TASK TO CARRY OUT: Reproduce all entries word for word.

EXCERPTED RECORDS:
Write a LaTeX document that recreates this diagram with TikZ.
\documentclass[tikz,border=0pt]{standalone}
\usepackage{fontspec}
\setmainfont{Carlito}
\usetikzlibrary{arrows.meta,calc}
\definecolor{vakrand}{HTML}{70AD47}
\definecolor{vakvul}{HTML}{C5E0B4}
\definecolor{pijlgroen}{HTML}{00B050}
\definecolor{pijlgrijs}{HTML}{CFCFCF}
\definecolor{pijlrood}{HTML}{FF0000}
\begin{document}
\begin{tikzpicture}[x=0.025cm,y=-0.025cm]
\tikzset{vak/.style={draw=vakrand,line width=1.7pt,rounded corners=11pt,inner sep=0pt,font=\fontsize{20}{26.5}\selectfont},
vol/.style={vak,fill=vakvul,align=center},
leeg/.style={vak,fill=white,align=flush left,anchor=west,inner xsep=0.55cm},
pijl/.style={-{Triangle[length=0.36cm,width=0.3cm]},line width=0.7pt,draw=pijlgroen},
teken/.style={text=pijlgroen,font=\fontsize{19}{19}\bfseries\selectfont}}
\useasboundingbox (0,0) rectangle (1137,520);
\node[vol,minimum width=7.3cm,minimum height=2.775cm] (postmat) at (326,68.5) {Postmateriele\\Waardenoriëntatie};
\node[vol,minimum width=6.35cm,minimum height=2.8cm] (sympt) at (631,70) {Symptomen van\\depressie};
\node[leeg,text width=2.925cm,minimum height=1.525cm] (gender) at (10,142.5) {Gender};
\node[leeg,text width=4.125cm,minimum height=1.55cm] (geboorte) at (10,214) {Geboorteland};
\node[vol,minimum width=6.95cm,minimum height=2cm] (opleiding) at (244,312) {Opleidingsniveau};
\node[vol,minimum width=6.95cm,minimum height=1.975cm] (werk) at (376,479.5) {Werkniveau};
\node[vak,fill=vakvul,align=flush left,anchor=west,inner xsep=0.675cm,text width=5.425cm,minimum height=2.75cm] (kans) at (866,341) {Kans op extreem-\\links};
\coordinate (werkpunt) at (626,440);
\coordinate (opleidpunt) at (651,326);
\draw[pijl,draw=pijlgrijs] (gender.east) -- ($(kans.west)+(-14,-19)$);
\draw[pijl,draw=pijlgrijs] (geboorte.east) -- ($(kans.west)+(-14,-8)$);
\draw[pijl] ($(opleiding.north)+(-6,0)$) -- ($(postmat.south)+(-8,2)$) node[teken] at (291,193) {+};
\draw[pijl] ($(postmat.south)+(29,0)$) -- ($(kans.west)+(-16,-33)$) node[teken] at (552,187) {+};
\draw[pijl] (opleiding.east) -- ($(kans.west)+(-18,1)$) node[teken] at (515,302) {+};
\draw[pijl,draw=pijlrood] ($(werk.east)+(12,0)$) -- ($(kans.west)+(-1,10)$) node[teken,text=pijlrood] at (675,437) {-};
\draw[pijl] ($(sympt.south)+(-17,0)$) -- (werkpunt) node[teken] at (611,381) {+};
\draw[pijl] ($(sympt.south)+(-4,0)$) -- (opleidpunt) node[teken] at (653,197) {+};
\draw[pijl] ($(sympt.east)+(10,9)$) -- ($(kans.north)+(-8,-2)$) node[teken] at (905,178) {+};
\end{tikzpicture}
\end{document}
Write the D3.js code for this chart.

SOLUTION TO THIS EXERCISE:
Write a LaTeX document that recreates this diagram with TikZ.
\documentclass[tikz,border=0pt]{standalone}
\usepackage{fontspec}
\setmainfont{Carlito}
\usetikzlibrary{arrows.meta,calc}
\definecolor{vakrand}{HTML}{70AD47}
\definecolor{vakvul}{HTML}{C5E0B4}
\definecolor{pijlgroen}{HTML}{00B050}
\definecolor{pijlgrijs}{HTML}{CFCFCF}
\definecolor{pijlrood}{HTML}{FF0000}
\begin{document}
\begin{tikzpicture}[x=0.025cm,y=-0.025cm]
\tikzset{vak/.style={draw=vakrand,line width=1.7pt,rounded corners=11pt,inner sep=0pt,font=\fontsize{20}{26.5}\selectfont},
vol/.style={vak,fill=vakvul,align=center},
leeg/.style={vak,fill=white,align=flush left,anchor=west,inner xsep=0.55cm},
pijl/.style={-{Triangle[length=0.36cm,width=0.3cm]},line width=0.7pt,draw=pijlgroen},
teken/.style={text=pijlgroen,font=\fontsize{19}{19}\bfseries\selectfont}}
\useasboundingbox (0,0) rectangle (1137,520);
\node[vol,minimum width=7.3cm,minimum height=2.775cm] (postmat) at (326,68.5) {Postmateriele\\Waardenoriëntatie};
\node[vol,minimum width=6.35cm,minimum height=2.8cm] (sympt) at (631,70) {Symptomen van\\depressie};
\node[leeg,text width=2.925cm,minimum height=1.525cm] (gender) at (10,142.5) {Gender};
\node[leeg,text width=4.125cm,minimum height=1.55cm] (geboorte) at (10,214) {Geboorteland};
\node[vol,minimum width=6.95cm,minimum height=2cm] (opleiding) at (244,312) {Opleidingsniveau};
\node[vol,minimum width=6.95cm,minimum height=1.975cm] (werk) at (376,479.5) {Werkniveau};
\node[vak,fill=vakvul,align=flush left,anchor=west,inner xsep=0.675cm,text width=5.425cm,minimum height=2.75cm] (kans) at (866,341) {Kans op extreem-\\links};
\coordinate (werkpunt) at (626,440);
\coordinate (opleidpunt) at (651,326);
\draw[pijl,draw=pijlgrijs] (gender.east) -- ($(kans.west)+(-14,-19)$);
\draw[pijl,draw=pijlgrijs] (geboorte.east) -- ($(kans.west)+(-14,-8)$);
\draw[pijl] ($(opleiding.north)+(-6,0)$) -- ($(postmat.south)+(-8,2)$) node[teken] at (291,193) {+};
\draw[pijl] ($(postmat.south)+(29,0)$) -- ($(kans.west)+(-16,-33)$) node[teken] at (552,187) {+};
\draw[pijl] (opleiding.east) -- ($(kans.west)+(-18,1)$) node[teken] at (515,302) {+};
\draw[pijl,draw=pijlrood] ($(werk.east)+(12,0)$) -- ($(kans.west)+(-1,10)$) node[teken,text=pijlrood] at (675,437) {-};
\draw[pijl] ($(sympt.south)+(-17,0)$) -- (werkpunt) node[teken] at (611,381) {+};
\draw[pijl] ($(sympt.south)+(-4,0)$) -- (opleidpunt) node[teken] at (653,197) {+};
\draw[pijl] ($(sympt.east)+(10,9)$) -- ($(kans.north)+(-8,-2)$) node[teken] at (905,178) {+};
\end{tikzpicture}
\end{document}
Write the D3.js code for this chart.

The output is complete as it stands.